Proving that if $m$ has a primitive root then $x^{n}\equiv 1 \pmod m$ has at most $n$ solutions?

Question

I'm stuck trying to prove this and need some help. I have cooked up a solution below and would love if someone can verify if it's correct.

First, the congruence is solvable provided $\varphi(m) \mid n$ because $a^n=a^{\varphi(m)t} \equiv 1 \pmod{m}$ via Euler's theorem.

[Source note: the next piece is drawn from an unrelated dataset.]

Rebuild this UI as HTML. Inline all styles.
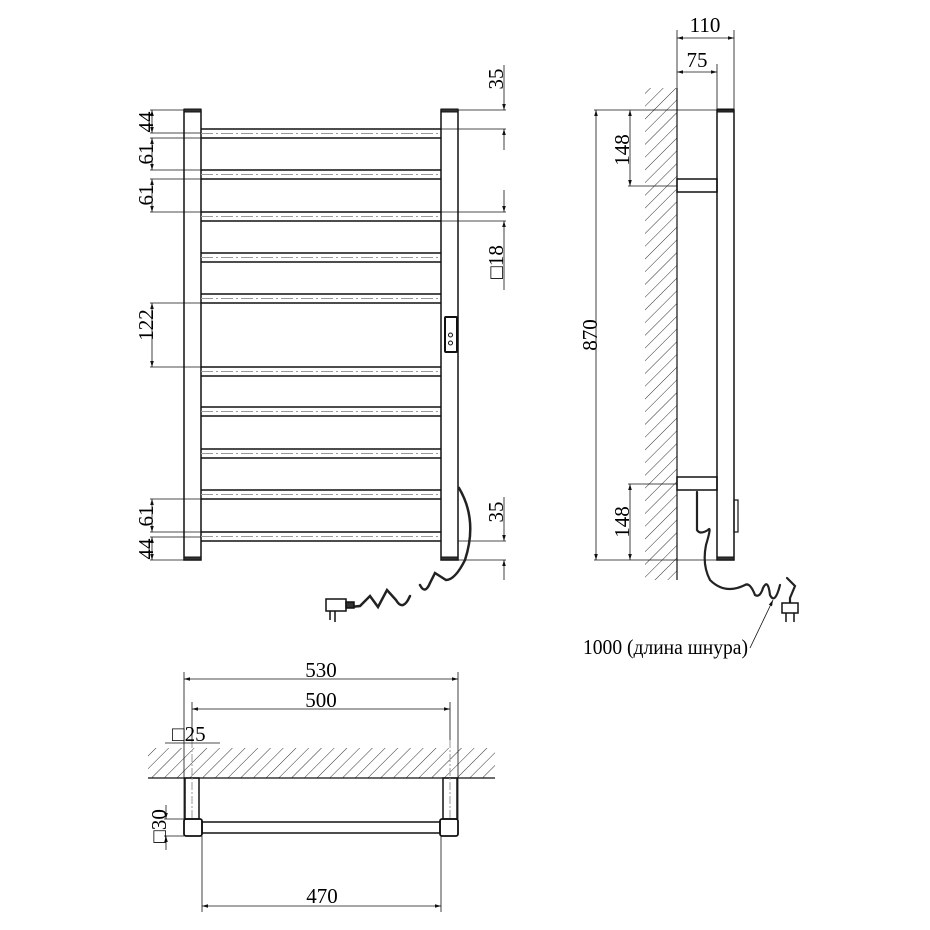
<!DOCTYPE html>
<html><head><meta charset="utf-8"><style>
html,body{margin:0;padding:0;background:#fff}
svg{display:block}
text{font-family:"Liberation Serif",serif;font-size:21px;fill:#000}
</style></head><body>
<svg width="930" height="930" viewBox="0 0 930 930" xmlns="http://www.w3.org/2000/svg">
<defs>
<pattern id="h" width="9" height="9" patternUnits="userSpaceOnUse" patternTransform="rotate(45)">
<line x1="0" y1="0" x2="0" y2="9" stroke="#333" stroke-width="1"/>
</pattern>
<marker id="a" viewBox="0 0 10 10" refX="10" refY="5" markerWidth="9" markerHeight="6" orient="auto-start-reverse" markerUnits="userSpaceOnUse">
<path d="M0,2 L10,5 L0,8 z" fill="#111"/>
</marker>
</defs>
<g stroke="#111" fill="none" stroke-width="1">
<rect x="184" y="110" width="17" height="450" stroke-width="1.5"/>
<rect x="441" y="110" width="17" height="450" stroke-width="1.5"/>
<rect x="184" y="109" width="17" height="3" fill="#333"/>
<rect x="441" y="109" width="17" height="3" fill="#333"/>
<rect x="184" y="557" width="17" height="3" fill="#333"/>
<rect x="441" y="557" width="17" height="3" fill="#333"/>
</g>
<g stroke="#111" stroke-width="1.5">
<line x1="201" y1="129" x2="441" y2="129"/><line x1="201" y1="138" x2="441" y2="138"/>
<line x1="201" y1="170" x2="441" y2="170"/><line x1="201" y1="179" x2="441" y2="179"/>
<line x1="201" y1="212" x2="441" y2="212"/><line x1="201" y1="221" x2="441" y2="221"/>
<line x1="201" y1="253" x2="441" y2="253"/><line x1="201" y1="262" x2="441" y2="262"/>
<line x1="201" y1="294" x2="441" y2="294"/><line x1="201" y1="303" x2="441" y2="303"/>
<line x1="201" y1="367" x2="441" y2="367"/><line x1="201" y1="376" x2="441" y2="376"/>
<line x1="201" y1="407" x2="441" y2="407"/><line x1="201" y1="416" x2="441" y2="416"/>
<line x1="201" y1="449" x2="441" y2="449"/><line x1="201" y1="458" x2="441" y2="458"/>
<line x1="201" y1="490" x2="441" y2="490"/><line x1="201" y1="499" x2="441" y2="499"/>
<line x1="201" y1="532" x2="441" y2="532"/><line x1="201" y1="541" x2="441" y2="541"/>
</g>
<g stroke="#999" stroke-width="1" stroke-dasharray="12,3,2,3">
<line x1="201" y1="133.5" x2="441" y2="133.5"/><line x1="201" y1="174.5" x2="441" y2="174.5"/>
<line x1="201" y1="216.5" x2="441" y2="216.5"/><line x1="201" y1="257.5" x2="441" y2="257.5"/>
<line x1="201" y1="298.5" x2="441" y2="298.5"/><line x1="201" y1="371.5" x2="441" y2="371.5"/>
<line x1="201" y1="411.5" x2="441" y2="411.5"/><line x1="201" y1="453.5" x2="441" y2="453.5"/>
<line x1="201" y1="494.5" x2="441" y2="494.5"/><line x1="201" y1="536.5" x2="441" y2="536.5"/>
</g>
<g stroke="#111" fill="none">
<rect x="445" y="317" width="12" height="35" rx="1" stroke-width="2"/>
<circle cx="450.5" cy="335" r="2"/><circle cx="450.5" cy="343" r="2"/>
</g>
<g stroke="#111" stroke-width="0.8" fill="none">
<line x1="150" y1="110" x2="184" y2="110"/><line x1="150" y1="133" x2="201" y2="133"/>
<line x1="150" y1="138" x2="201" y2="138"/><line x1="150" y1="170" x2="201" y2="170"/>
<line x1="150" y1="179" x2="201" y2="179"/><line x1="150" y1="212" x2="201" y2="212"/>
<line x1="150" y1="303" x2="201" y2="303"/><line x1="150" y1="367" x2="201" y2="367"/>
<line x1="150" y1="499" x2="201" y2="499"/><line x1="150" y1="532" x2="201" y2="532"/>
<line x1="150" y1="537" x2="201" y2="537"/><line x1="150" y1="560" x2="184" y2="560"/>
<line x1="152" y1="110" x2="152" y2="133" marker-start="url(#a)" marker-end="url(#a)"/>
<line x1="152" y1="138" x2="152" y2="170" marker-start="url(#a)" marker-end="url(#a)"/>
<line x1="152" y1="179" x2="152" y2="212" marker-start="url(#a)" marker-end="url(#a)"/>
<line x1="152" y1="303" x2="152" y2="367" marker-start="url(#a)" marker-end="url(#a)"/>
<line x1="152" y1="499" x2="152" y2="532" marker-start="url(#a)" marker-end="url(#a)"/>
<line x1="152" y1="537" x2="152" y2="560" marker-start="url(#a)" marker-end="url(#a)"/>
<line x1="458" y1="110" x2="506" y2="110"/><line x1="441" y1="129" x2="506" y2="129"/>
<line x1="504" y1="65" x2="504" y2="110" marker-end="url(#a)"/>
<line x1="504" y1="150" x2="504" y2="129" marker-end="url(#a)"/>
<line x1="441" y1="212" x2="506" y2="212"/><line x1="441" y1="221" x2="506" y2="221"/>
<line x1="504" y1="190" x2="504" y2="212" marker-end="url(#a)"/>
<line x1="504" y1="290" x2="504" y2="221" marker-end="url(#a)"/>
<line x1="458" y1="541" x2="506" y2="541"/><line x1="458" y1="560" x2="506" y2="560"/>
<line x1="504" y1="497" x2="504" y2="541" marker-end="url(#a)"/>
<line x1="504" y1="580" x2="504" y2="560" marker-end="url(#a)"/>
</g>
<g>
<text transform="translate(153,122) rotate(-90)" text-anchor="middle">44</text>
<text transform="translate(153,154) rotate(-90)" text-anchor="middle">61</text>
<text transform="translate(153,195) rotate(-90)" text-anchor="middle">61</text>
<text transform="translate(153,325) rotate(-90)" text-anchor="middle">122</text>
<text transform="translate(153,516) rotate(-90)" text-anchor="middle">61</text>
<text transform="translate(153,549) rotate(-90)" text-anchor="middle">44</text>
<text transform="translate(503,79) rotate(-90)" text-anchor="middle">35</text>
<text transform="translate(503,262) rotate(-90)" text-anchor="middle">□18</text>
<text transform="translate(503,512) rotate(-90)" text-anchor="middle">35</text>
</g>
<g stroke="#222" stroke-width="2.5" fill="none" stroke-linecap="round">
<path d="M459,488 Q478,520 465,560 Q455,580 446,580 L435,573 L430,583 Q425,595 420,585 M410,596 Q403,612 396,600 L387,590 L378,607 L370,596 L360,606 L350,607"/>
</g>
<g stroke="#111" fill="#fff" stroke-width="1.5">
<rect x="326" y="599" width="20" height="12"/>
<rect x="346" y="602" width="8" height="6" fill="#333"/>
<line x1="330" y1="611" x2="330" y2="620"/><line x1="335" y1="611" x2="335" y2="622"/>
</g>
<rect x="645" y="88" width="32" height="492" fill="url(#h)"/>
<g stroke="#111" fill="none">
<line x1="677" y1="88" x2="677" y2="580" stroke-width="1.2"/>
<rect x="717" y="110" width="17" height="450" stroke-width="1.5"/>
<rect x="717" y="109" width="17" height="3" fill="#333"/>
<rect x="717" y="557" width="17" height="3" fill="#333"/>
<rect x="677" y="179" width="40" height="13" stroke-width="1.5"/>
<rect x="677" y="477" width="40" height="13" stroke-width="1.5"/>
<rect x="734" y="500" width="4" height="32" stroke-width="1.2"/>
</g>
<g stroke="#111" stroke-width="0.8" fill="none">
<line x1="677" y1="30" x2="677" y2="110"/><line x1="734" y1="30" x2="734" y2="110"/>
<line x1="717" y1="64" x2="717" y2="110"/>
<line x1="677" y1="38" x2="734" y2="38" marker-start="url(#a)" marker-end="url(#a)"/>
<line x1="677" y1="72" x2="717" y2="72" marker-start="url(#a)" marker-end="url(#a)"/>
<line x1="594" y1="110" x2="734" y2="110"/><line x1="594" y1="560" x2="734" y2="560"/>
<line x1="596" y1="110" x2="596" y2="560" marker-start="url(#a)" marker-end="url(#a)"/>
<line x1="628" y1="186" x2="677" y2="186"/><line x1="628" y1="484" x2="677" y2="484"/>
<line x1="630" y1="110" x2="630" y2="186" marker-start="url(#a)" marker-end="url(#a)"/>
<line x1="630" y1="484" x2="630" y2="560" marker-start="url(#a)" marker-end="url(#a)"/>
<line x1="750" y1="648" x2="773" y2="600" marker-end="url(#a)"/>
</g>
<text x="705" y="32" text-anchor="middle">110</text>
<text x="697" y="67" text-anchor="middle">75</text>
<text transform="translate(629,150) rotate(-90)" text-anchor="middle">148</text>
<text transform="translate(629,522) rotate(-90)" text-anchor="middle">148</text>
<text transform="translate(597,335) rotate(-90)" text-anchor="middle">870</text>
<text x="583" y="654" textLength="165" lengthAdjust="spacingAndGlyphs">1000 (длина шнура)</text>
<g stroke="#222" stroke-width="2.2" fill="none" stroke-linecap="round">
<path d="M697,492 L697,530 Q700,535 708,530 Q712,525 706,545 Q702,565 710,580 Q725,595 745,585 Q750,582 755,595 Q760,598 763,588 Q768,578 770,595 Q775,605 780,585"/>
<path d="M787,578 L795,586 L790,598 L790,605"/>
</g>
<g stroke="#111" fill="#fff" stroke-width="1.5">
<rect x="782" y="603" width="16" height="10"/>
<line x1="786" y1="613" x2="786" y2="622"/><line x1="794" y1="613" x2="794" y2="622"/>
</g>
<rect x="148" y="748" width="347" height="30" fill="url(#h)"/>
<g stroke="#111" fill="none">
<line x1="148" y1="778" x2="495" y2="778" stroke-width="1.2"/>
<rect x="185" y="778" width="14" height="41" stroke-width="1.5"/>
<rect x="443" y="778" width="14" height="41" stroke-width="1.5"/>
<line x1="192" y1="740" x2="192" y2="819" stroke="#999" stroke-dasharray="8,2,2,2"/>
<line x1="450" y1="740" x2="450" y2="819" stroke="#999" stroke-dasharray="8,2,2,2"/>
<rect x="184" y="819" width="18" height="17" rx="2" stroke-width="1.8"/>
<rect x="440" y="819" width="18" height="17" rx="2" stroke-width="1.8"/>
<rect x="202" y="822" width="238" height="11" stroke-width="1.5"/>
</g>
<g stroke="#111" stroke-width="0.8" fill="none">
<line x1="184" y1="672" x2="184" y2="819"/><line x1="458" y1="672" x2="458" y2="819"/>
<line x1="192" y1="702" x2="192" y2="740"/><line x1="450" y1="702" x2="450" y2="740"/>
<line x1="184" y1="679" x2="458" y2="679" marker-start="url(#a)" marker-end="url(#a)"/>
<line x1="192" y1="709" x2="450" y2="709" marker-start="url(#a)" marker-end="url(#a)"/>
<line x1="165" y1="743" x2="220" y2="743"/>
<line x1="202" y1="836" x2="202" y2="912"/><line x1="441" y1="836" x2="441" y2="912"/>
<line x1="202" y1="906" x2="441" y2="906" marker-start="url(#a)" marker-end="url(#a)"/>
<line x1="164" y1="819" x2="184" y2="819"/><line x1="164" y1="836" x2="184" y2="836"/>
<line x1="166" y1="805" x2="166" y2="819" marker-end="url(#a)"/>
<line x1="166" y1="850" x2="166" y2="836" marker-end="url(#a)"/>
</g>
<text x="321" y="677" text-anchor="middle">530</text>
<text x="321" y="707" text-anchor="middle">500</text>
<text x="322" y="903" text-anchor="middle">470</text>
<text x="172" y="741">□25</text>
<text transform="translate(166,826) rotate(-90)" text-anchor="middle">□30</text>
</svg>
</body></html>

Second, if $g$ is a primitive root (i.e. $g^{\varphi(m)}\equiv 1 \pmod m$), then we can write $x=g^{k}$ for some integer $k$. Then $x^{n}=g^{nk}\equiv 1 \pmod m$ has the same number of solutions as $ny \equiv 0 \pmod {\varphi(m)}$, which is equivalent to $ny=\varphi(m)d$ or $y=\frac{\varphi(m)d}{n}$ for some $d$.

We can take $d=0, 1, \dots, n-1$ to obtain possibly upto $n$ different solutions. The choice $d=n$ wouldn't give a new solution because $n\equiv 0 \pmod{\varphi(m)}$.

Answer 1

What you are arguing here can be in general extended to any cyclic group. Your argument seems to be correct except for "congruence has a solution provided $\varphi(m) | n$". Because $n$ can be even less than $\varphi(m)$. What you are showing is that if $\varphi(m)|n$, then the congruence has a solution.

In general, for a cyclic group $G$, we may adopt your reasoning. We also may argue in a different way as follows: Let us assume that order of $G=m$ and let $n<m$. Let $e$ be the identity element of the group. We are concerned about number of solutions to $$x^n =e$$, in $G$. Note that $n$ need not be a divisor of $m$. If $x$ satisfies the above equation, then order of $x$ say $p$, must divide $n$. Number of elements in G (cyclic) of order $p$ is $\varphi(p)$. Thus number of solutions to the above equation is at most $$\sum_{d|n} \varphi(d) = n$$. The reason for using the word 'at most' is that some of the divisors considered in the above sum may not be divisors of $m$. Since we count only those divisors which are the orders of some elements and since order of elements divide $m$, some divisors may miss in count.